== Aim ==
Write each line of the material exactly as given, from the top through the line that contains "from matplotlib.ticker import MultipleLocator", and omit all pictures.
— BEGIN —
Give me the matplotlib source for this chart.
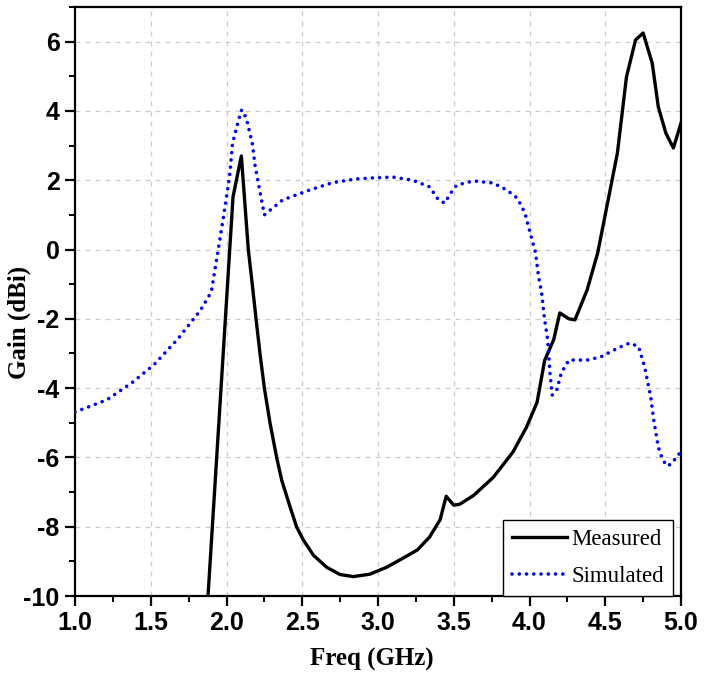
import matplotlib
matplotlib.use("Agg")
import matplotlib.pyplot as plt
from matplotlib.ticker import MultipleLocator

# Measured gain
meas_f = [1.878, 2.043, 2.098, 2.144, 2.17, 2.195, 2.221, 2.250, 2.287, 2.331, 2.364, 2.419,
          2.463, 2.507, 2.573, 2.661, 2.749, 2.837, 2.947, 3.057, 3.16, 3.26, 3.34, 3.41, 3.45,
          3.50, 3.54, 3.63, 3.76, 3.89, 3.98, 4.05, 4.10, 4.16, 4.20, 4.26, 4.30, 4.38, 4.45,
          4.51, 4.58, 4.64, 4.70, 4.75, 4.81, 4.85, 4.90, 4.95, 5.00]
meas_g = [-10.0, 1.52, 2.70, 0.0, -1.0, -2.0, -3.0, -4.0, -5.0, -6.0, -6.65, -7.42,
          -8.01, -8.38, -8.82, -9.17, -9.38, -9.44, -9.37, -9.17, -8.92, -8.67, -8.30, -7.80, -7.12,
          -7.38, -7.35, -7.10, -6.58, -5.85, -5.13, -4.41, -3.20, -2.60, -1.83, -2.00, -2.03, -1.17, -0.10,
          1.23, 2.78, 4.98, 6.05, 6.25, 5.38, 4.12, 3.36, 2.93, 3.65]

# Simulated gain
sim_f = [1.00, 1.21, 1.38, 1.52, 1.66, 1.69, 1.83, 1.90, 1.945, 1.98, 2.02, 2.04, 2.08, 2.10,
         2.13, 2.17, 2.19, 2.21, 2.25, 2.37, 2.55, 2.70, 2.86, 2.98, 3.10, 3.23, 3.34, 3.40,
         3.44, 3.48, 3.52, 3.63, 3.76, 3.85, 3.92, 3.97, 4.00, 4.04, 4.06, 4.08, 4.10, 4.12,
         4.135, 4.15, 4.18, 4.21, 4.26, 4.38, 4.47, 4.58, 4.66, 4.72, 4.76, 4.80, 4.82, 4.85,
         4.88, 4.91, 4.94, 4.98, 5.00]
sim_g = [-4.69, -4.34, -3.83, -3.33, -2.67, -2.52, -1.74, -1.22, -0.01, 0.94, 2.10, 3.07, 3.74, 4.03,
         3.80, 3.07, 2.38, 1.92, 1.00, 1.43, 1.72, 1.93, 2.04, 2.07, 2.09, 2.00, 1.81, 1.43,
         1.34, 1.63, 1.86, 1.98, 1.92, 1.72, 1.48, 1.05, 0.55, -0.10, -0.79, -1.25, -2.03, -2.60,
         -3.56, -4.20, -4.05, -3.56, -3.19, -3.19, -3.10, -2.85, -2.70, -2.80, -3.39, -4.25, -4.92, -5.70,
         -6.08, -6.25, -6.17, -5.93, -5.85]

xticks = [1.0, 1.5, 2.0, 2.5, 3.0, 3.5, 4.0, 4.5, 5.0]
yticks = [-10, -8, -6, -4, -2, 0, 2, 4, 6]

fig = plt.figure(figsize=(7.13, 6.77), dpi=100)
ax = fig.add_axes([75/713, 81/677, 606/713, 589/677])

ax.plot(meas_f, meas_g, color="black", lw=2.4, label="Measured", zorder=3)
ax.plot(sim_f, sim_g, color="#0000ff", lw=2.6, linestyle=(0, (0.01, 2.0)),
        dash_capstyle="round", label="Simulated", zorder=3)

ax.set_xlim(1.0, 5.0)
ax.set_ylim(-10, 7)
ax.set_xticks(xticks)
ax.set_xticklabels([f"{v:.1f}" for v in xticks])
ax.set_yticks(yticks)
ax.set_yticklabels([str(v) for v in yticks])
ax.xaxis.set_minor_locator(MultipleLocator(0.25))
ax.yaxis.set_minor_locator(MultipleLocator(1))

ax.grid(True, which="major", color="#cccccc", linestyle=(0, (4, 4)), lw=0.9)
ax.set_axisbelow(True)

for s in ax.spines.values():
    s.set_linewidth(1.6)

ax.tick_params(which="major", direction="out", length=7, width=1.6,
               labelsize=18, pad=4)
ax.tick_params(which="minor", direction="out", length=4.5, width=1.4)
for lab in ax.get_xticklabels() + ax.get_yticklabels():
    lab.set_fontfamily(["Liberation Sans", "DejaVu Sans"])
    lab.set_fontweight("bold")

ax.set_xlabel("Freq (GHz)", fontsize=18, fontweight="bold",
              fontfamily=["Liberation Serif", "DejaVu Serif"])
ax.set_ylabel("Gain (dBi)", fontsize=18, fontweight="bold",
              fontfamily=["Liberation Serif", "DejaVu Serif"])
ax.xaxis.set_label_coords(0.49, -0.088)
ax.yaxis.set_label_coords(-0.072, 0.465)

leg = ax.legend(loc="lower right", bbox_to_anchor=(0.987, 0.0), borderaxespad=0,
                prop={"family": ["Liberation Serif", "DejaVu Serif"], "size": 16.5},
                handlelength=2.4, handletextpad=0.2, labelspacing=0.7,
                borderpad=0.4, fancybox=False, framealpha=1)
leg.get_frame().set_edgecolor("black")
leg.get_frame().set_linewidth(1.0)

fig.savefig("out.png", dpi=100)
— END —
== Written solution ==
Give me the matplotlib source for this chart.
import matplotlib
matplotlib.use("Agg")
import matplotlib.pyplot as plt
from matplotlib.ticker import MultipleLocator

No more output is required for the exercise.